Nach 30 Minuten mit Von wegen Lisbeth und einer kurzen Umbauphase, die bei den langen Schlangen an der Bar nicht für den Biernachschub reichte, stehen Element Of Crime pünktlich um 20:45 Uhr auf der Bühne des Kulturzentrums. Ein vierteljahrtausend Lebenserfahrung betritt das Gebäude: Jakob Ilja an der Gitarre, Richard Pappik am Schlagzeug, David Young am Bass, Rainer Theobald an Saxophon und Klarinette und natürlich Sven Regener an Mikro, Gitarre und Trompete. Und gerade Letzterer ist schon ein irrer Anblick, wenn er zwischen zwei Liedern mit drei Schlucken sein Bier leert, anschließend beide Arme in die Luft reißt und den nächsten Song mit gutgewählten Worten ankündigt, während er sich Hemd und Jackett wieder zurechtrückt. Leicht schwankend als hätte er vor der Show großzügig vom badischen Tannenzäpfle gekostet, aber so würdevoll und gut gekämmt wie es eben nur ein Sven Regener kann.

 

das aktuelle Album “Lieblingsfarben und Tiere”

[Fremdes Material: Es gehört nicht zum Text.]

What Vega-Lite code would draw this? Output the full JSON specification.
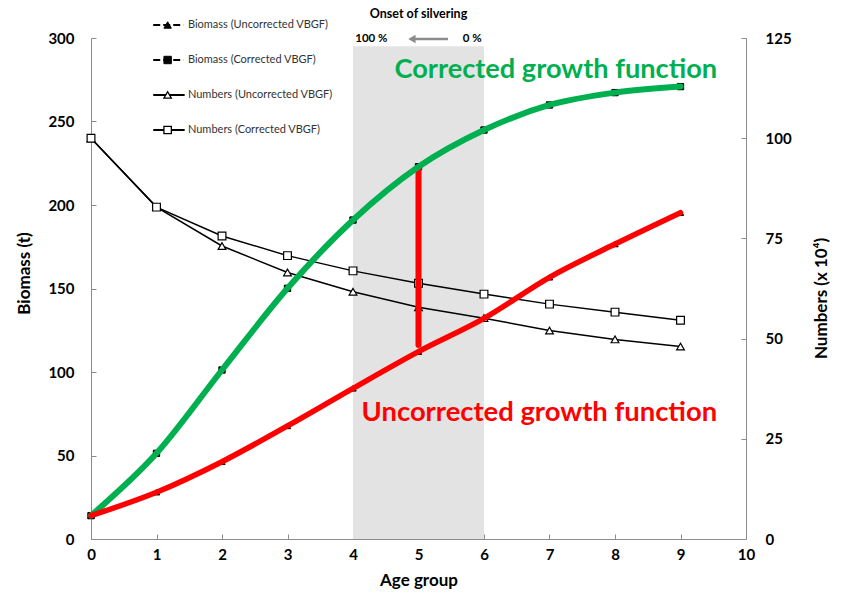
{
  "$schema": "https://vega.github.io/schema/vega-lite/v6.json",
  "width": 655,
  "height": 501,
  "autosize": {"type": "none"},
  "padding": {"left": 91, "top": 38, "right": 96, "bottom": 63},
  "background": "white",
  "data": {"values": [{}]},
  "config": {
    "view": {"stroke": null},
    "font": "Lato",
    "axis": {
      "grid": false,
      "domainColor": "#8c8c8c",
      "tickColor": "#8c8c8c",
      "labelFont": "Lato",
      "labelFontWeight": "bold",
      "labelFontSize": 15,
      "labelColor": "#000000",
      "titleFont": "Lato",
      "titleFontWeight": "bold",
      "titleFontSize": 17,
      "titleColor": "#000000",
      "tickSize": -5,
      "labelFlush": false
    }
  },
  "datasets": {
    "growth": [
      {"age": 0, "series": "Biomass (Uncorrected VBGF)", "measure": "Biomass", "value": 14},
      {"age": 1, "series": "Biomass (Uncorrected VBGF)", "measure": "Biomass", "value": 28.0},
      {"age": 2, "series": "Biomass (Uncorrected VBGF)", "measure": "Biomass", "value": 46.3},
      {"age": 3, "series": "Biomass (Uncorrected VBGF)", "measure": "Biomass", "value": 67.7},
      {"age": 4, "series": "Biomass (Uncorrected VBGF)", "measure": "Biomass", "value": 90.2},
      {"age": 5, "series": "Biomass (Uncorrected VBGF)", "measure": "Biomass", "value": 112.2},
      {"age": 6, "series": "Biomass (Uncorrected VBGF)", "measure": "Biomass", "value": 132.1},
      {"age": 7, "series": "Biomass (Uncorrected VBGF)", "measure": "Biomass", "value": 156.7},
      {"age": 8, "series": "Biomass (Uncorrected VBGF)", "measure": "Biomass", "value": 176.6},
      {"age": 9, "series": "Biomass (Uncorrected VBGF)", "measure": "Biomass", "value": 195.4},
      {"age": 0, "series": "Biomass (Corrected VBGF)", "measure": "Biomass", "value": 14},
      {"age": 1, "series": "Biomass (Corrected VBGF)", "measure": "Biomass", "value": 51.3},
      {"age": 2, "series": "Biomass (Corrected VBGF)", "measure": "Biomass", "value": 101.2},
      {"age": 3, "series": "Biomass (Corrected VBGF)", "measure": "Biomass", "value": 150.1},
      {"age": 4, "series": "Biomass (Corrected VBGF)", "measure": "Biomass", "value": 191.0},
      {"age": 5, "series": "Biomass (Corrected VBGF)", "measure": "Biomass", "value": 222.9},
      {"age": 6, "series": "Biomass (Corrected VBGF)", "measure": "Biomass", "value": 244.9},
      {"age": 7, "series": "Biomass (Corrected VBGF)", "measure": "Biomass", "value": 259.9},
      {"age": 8, "series": "Biomass (Corrected VBGF)", "measure": "Biomass", "value": 267.3},
      {"age": 9, "series": "Biomass (Corrected VBGF)", "measure": "Biomass", "value": 270.9},
      {"age": 0, "series": "Numbers (Uncorrected VBGF)", "measure": "Numbers", "value": 100},
      {"age": 1, "series": "Numbers (Uncorrected VBGF)", "measure": "Numbers", "value": 82.8},
      {"age": 2, "series": "Numbers (Uncorrected VBGF)", "measure": "Numbers", "value": 73.1},
      {"age": 3, "series": "Numbers (Uncorrected VBGF)", "measure": "Numbers", "value": 66.5},
      {"age": 4, "series": "Numbers (Uncorrected VBGF)", "measure": "Numbers", "value": 61.7},
      {"age": 5, "series": "Numbers (Uncorrected VBGF)", "measure": "Numbers", "value": 57.8},
      {"age": 6, "series": "Numbers (Uncorrected VBGF)", "measure": "Numbers", "value": 55.1},
      {"age": 7, "series": "Numbers (Uncorrected VBGF)", "measure": "Numbers", "value": 52.0},
      {"age": 8, "series": "Numbers (Uncorrected VBGF)", "measure": "Numbers", "value": 49.8},
      {"age": 9, "series": "Numbers (Uncorrected VBGF)", "measure": "Numbers", "value": 48.0},
      {"age": 0, "series": "Numbers (Corrected VBGF)", "measure": "Numbers", "value": 100},
      {"age": 1, "series": "Numbers (Corrected VBGF)", "measure": "Numbers", "value": 82.8},
      {"age": 2, "series": "Numbers (Corrected VBGF)", "measure": "Numbers", "value": 75.6},
      {"age": 3, "series": "Numbers (Corrected VBGF)", "measure": "Numbers", "value": 70.7},
      {"age": 4, "series": "Numbers (Corrected VBGF)", "measure": "Numbers", "value": 66.9},
      {"age": 5, "series": "Numbers (Corrected VBGF)", "measure": "Numbers", "value": 63.8},
      {"age": 6, "series": "Numbers (Corrected VBGF)", "measure": "Numbers", "value": 61.1},
      {"age": 7, "series": "Numbers (Corrected VBGF)", "measure": "Numbers", "value": 58.6},
      {"age": 8, "series": "Numbers (Corrected VBGF)", "measure": "Numbers", "value": 56.6},
      {"age": 9, "series": "Numbers (Corrected VBGF)", "measure": "Numbers", "value": 54.6}
    ]
  },
  "layer": [
    {
      "layer": [
        {
          "mark": {"type": "rect", "color": "#e3e3e3"},
          "encoding": {
            "x": {"datum": 4, "type": "quantitative", "scale": {"domain": [0, 10], "nice": false}},
            "x2": {"datum": 6},
            "y": {"datum": 0, "type": "quantitative", "scale": {"domain": [0, 300], "nice": false}},
            "y2": {"datum": 295}
          }
        },
        {
          "data": {"name": "growth"},
          "transform": [{"filter": "datum.measure === 'Biomass'"}],
          "mark": {"type": "line", "color": "#000000", "strokeDash": [4, 3], "strokeWidth": 1.5},
          "encoding": {
            "x": {"field": "age", "type": "quantitative",
                  "axis": {"values": [0,1,2,3,4,5,6,7,8,9,10], "format": "d", "labelFlush": false, "title": "Age group", "labelPadding": 13, "titlePadding": 10}},
            "y": {"field": "value", "type": "quantitative",
                  "axis": {"values": [0,50,100,150,200,250,300], "format": "d", "title": "Biomass (t)", "orient": "left", "labelPadding": 22, "titlePadding": 14, "titleY": 235}},
            "detail": {"field": "series"}
          }
        },
        {
          "data": {"name": "growth"},
          "transform": [{"filter": "datum.measure === 'Biomass'"}],
          "mark": {"type": "point", "filled": true, "fill": "#000000", "stroke": "#000000", "strokeWidth": 1, "size": 40, "opacity": 1},
          "encoding": {
            "x": {"field": "age", "type": "quantitative"},
            "y": {"field": "value", "type": "quantitative"},
            "shape": {"field": "series", "type": "nominal", "legend": null,
              "scale": {
                "domain": ["Biomass (Uncorrected VBGF)", "Biomass (Corrected VBGF)", "Numbers (Uncorrected VBGF)", "Numbers (Corrected VBGF)"],
                "range": ["triangle-up", "square", "triangle-up", "square"]
              }}
          }
        },
        {
          "mark": {"type": "text", "fontWeight": "bold", "fontSize": 12.5, "font": "Lato", "color": "#000000"},
          "encoding": {"x": {"datum": 5, "type": "quantitative"}, "y": {"datum": 314.4, "type": "quantitative"}, "text": {"value": "Onset of silvering"}}
        },
        {
          "mark": {"type": "text", "fontWeight": "bold", "fontSize": 11.5, "font": "Lato", "color": "#000000"},
          "encoding": {"x": {"datum": 4.28, "type": "quantitative"}, "y": {"datum": 299.4, "type": "quantitative"}, "text": {"value": "100 %"}}
        },
        {
          "mark": {"type": "text", "fontWeight": "bold", "fontSize": 11.5, "font": "Lato", "color": "#000000"},
          "encoding": {"x": {"datum": 5.82, "type": "quantitative"}, "y": {"datum": 299.4, "type": "quantitative"}, "text": {"value": "0 %"}}
        },
        {
          "mark": {"type": "rule", "color": "#8c8c8c", "strokeWidth": 2.5},
          "encoding": {"x": {"datum": 4.92, "type": "quantitative"}, "x2": {"datum": 5.45}, "y": {"datum": 299.4, "type": "quantitative"}}
        },
        {
          "mark": {"type": "point", "shape": "triangle-left", "filled": true, "color": "#8c8c8c", "size": 70, "opacity": 1},
          "encoding": {"x": {"datum": 4.9, "type": "quantitative"}, "y": {"datum": 299.4, "type": "quantitative"}}
        }
      ]
    },
    {
      "data": {"name": "growth"},
      "transform": [{"filter": "datum.measure === 'Numbers'"}],
      "layer": [
        {
          "mark": {"type": "line", "color": "#000000", "strokeWidth": 1.5},
          "encoding": {
            "x": {"field": "age", "type": "quantitative"},
            "y": {"field": "value", "type": "quantitative", "scale": {"domain": [0, 125], "nice": false},
                  "axis": {"orient": "right", "values": [0,25,50,75,100,125], "format": "d", "title": "Numbers  (x 10⁴)", "labelPadding": 24, "titlePadding": 39, "titleAngle": 270, "titleY": 260}},
            "detail": {"field": "series"}
          }
        },
        {
          "mark": {"type": "point", "filled": true, "fill": "#ffffff", "stroke": "#000000", "strokeWidth": 1.2, "size": 60, "opacity": 1},
          "encoding": {
            "x": {"field": "age", "type": "quantitative"},
            "y": {"field": "value", "type": "quantitative"},
            "shape": {"field": "series", "type": "nominal", "legend": null}
          }
        }
      ]
    },
    {
      "layer": [
        {
          "mark": {"type": "rule", "color": "#ff0000", "strokeWidth": 6, "strokeCap": "round"},
          "encoding": {
            "x": {"datum": 5, "type": "quantitative"},
            "y": {"datum": 116.2, "type": "quantitative", "scale": {"domain": [0, 300], "nice": false}, "axis": null},
            "y2": {"datum": 222}
          }
        },
        {
          "data": {"name": "growth"},
          "transform": [{"filter": "datum.series === 'Biomass (Corrected VBGF)'"}],
          "mark": {"type": "line", "color": "#00b050", "strokeWidth": 6, "strokeCap": "round", "interpolate": "monotone"},
          "encoding": {
            "x": {"field": "age", "type": "quantitative"},
            "y": {"field": "value", "type": "quantitative", "axis": null}
          }
        },
        {
          "data": {"name": "growth"},
          "transform": [{"filter": "datum.series === 'Biomass (Uncorrected VBGF)'"}],
          "mark": {"type": "line", "color": "#ff0000", "strokeWidth": 5.5, "strokeCap": "round", "interpolate": "monotone"},
          "encoding": {
            "x": {"field": "age", "type": "quantitative"},
            "y": {"field": "value", "type": "quantitative", "axis": null}
          }
        },
        {
          "mark": {"type": "text", "fontWeight": "bold", "fontSize": 27.2, "font": "Lato", "color": "#00b050", "align": "right"},
          "encoding": {"x": {"datum": 9.56, "type": "quantitative"}, "y": {"datum": 280.8, "type": "quantitative", "axis": null}, "text": {"value": "Corrected growth function"}}
        },
        {
          "mark": {"type": "text", "fontWeight": "bold", "fontSize": 27.4, "font": "Lato", "color": "#ff0000", "align": "right"},
          "encoding": {"x": {"datum": 9.56, "type": "quantitative"}, "y": {"datum": 75.4, "type": "quantitative", "axis": null}, "text": {"value": "Uncorrected growth function"}}
        }
      ]
    },
    {
      "data": {"name": "growth"},
      "transform": [{"filter": "datum.age === 0"}],
      "layer": [
        {
          "transform": [{"filter": "datum.measure === 'Biomass'"}],
          "mark": {"type": "rule", "color": "#000000", "strokeWidth": 2, "strokeDash": [7, 3]},
          "encoding": {
            "x": {"datum": 0.95, "type": "quantitative"},
            "x2": {"datum": 1.41},
            "y": {"field": "series", "type": "ordinal", "axis": null,
                  "scale": {"type": "point", "domain": ["Biomass (Uncorrected VBGF)", "Biomass (Corrected VBGF)", "Numbers (Uncorrected VBGF)", "Numbers (Corrected VBGF)"], "range": [-13, 92], "padding": 0}}
          }
        },
        {
          "transform": [{"filter": "datum.measure === 'Numbers'"}],
          "mark": {"type": "rule", "color": "#000000", "strokeWidth": 2},
          "encoding": {
            "x": {"datum": 0.95, "type": "quantitative"},
            "x2": {"datum": 1.43},
            "y": {"field": "series", "type": "ordinal", "axis": null}
          }
        },
        {
          "transform": [{"filter": "datum.measure === 'Biomass'"}],
          "mark": {"type": "point", "filled": true, "fill": "#000000", "stroke": "#000000", "strokeWidth": 1, "size": 55, "opacity": 1},
          "encoding": {
            "x": {"datum": 1.17, "type": "quantitative"},
            "y": {"field": "series", "type": "ordinal", "axis": null},
            "shape": {"field": "series", "type": "nominal", "legend": null}
          }
        },
        {
          "transform": [{"filter": "datum.measure === 'Numbers'"}],
          "mark": {"type": "point", "filled": true, "fill": "#ffffff", "stroke": "#000000", "strokeWidth": 1.3, "size": 55, "opacity": 1},
          "encoding": {
            "x": {"datum": 1.17, "type": "quantitative"},
            "y": {"field": "series", "type": "ordinal", "axis": null},
            "shape": {"field": "series", "type": "nominal", "legend": null}
          }
        },
        {
          "mark": {"type": "text", "align": "left", "baseline": "middle", "font": "Lato", "fontSize": 11, "color": "#333333"},
          "encoding": {
            "x": {"datum": 1.48, "type": "quantitative"},
            "y": {"field": "series", "type": "ordinal", "axis": null},
            "text": {"field": "series"}
          }
        }
      ]
    }
  ],
  "resolve": {"scale": {"y": "independent"}}
}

Es folgt eine Stunde Show, die durch einen astreinen Sound und gekonnten Einsatz der Lichtanlage besticht. Von „Delmenhorst“ bis „Rette mich“ über „Weißes Papier“ wird ebenso an die Hits der 30 Jahre Bandgeschichte gedacht wie an unbekanntere Perlen à la „Surabaya Johnny“ oder das Cover „You’re Gonna Need Somebody On Your Bond“. Kurzweilig, gut gemischt, der riesigen Diskografie geschuldet aber trotzdem nicht jedes Lieblingslied dabei. Doch die Element-Of-Crime-Ultras sind an diesem Abend sowieso in der Unterzahl. Denn wenn ein Text wie der von „Bitte bleib bei mir“ überraschte Lacher und spätestens bei der Spargelkönigzeile Standing Ovations erzeugt, ahnt man, dass hier entweder jeder zweite seinen nicht Element-Of-Crime-hörenden Lebensabschnittspartner mitgebracht hat, oder ganz viele Besucher einfach mal wieder Lust hatten, ein Konzert zu besuchen. Und Element Of Crime boten sich eben an.

 

Auf die Stunde Show folgt eine halbe Stunde mit der guten alten Zugabenerklatscherei. Dreimal lassen sich Element Of Crime zu einem weiteren Griff an die Instrumente bewegen. Ein viertes Mal und man hätte sich veralbert gefühlt von einer Band, dessen Frontmann durchaus den Eindruck erwecken könnte, er wäre nicht der größte Fan seiner Fans. Womöglich tut man ihm und seinen Gästen damit mehr als Unrecht, doch ein bunter gemischtes Publikum hätte der Veranstaltung durchaus gut getan. Wo waren die coolen Indie-Kids mit Hotel-van-Cleef-T-Shirts? Wo waren die jungen Eltern, die ihren Nachwuchs gleich mitbringen? Wo waren die Musikbegeisterten, denen man die Freude an diesem Abend anmerkt? Denn ein wenig mehr Ausgelassenheit und Engagement seitens der Konzertbesucher hätte dem Konzert sicherlich nicht geschadet. So war es eine gute Show von einer routiniert aufspielenden Band, die dem Tatort zumindest in Karlsruhe die miesesten Quoten seit Jahren bescherte.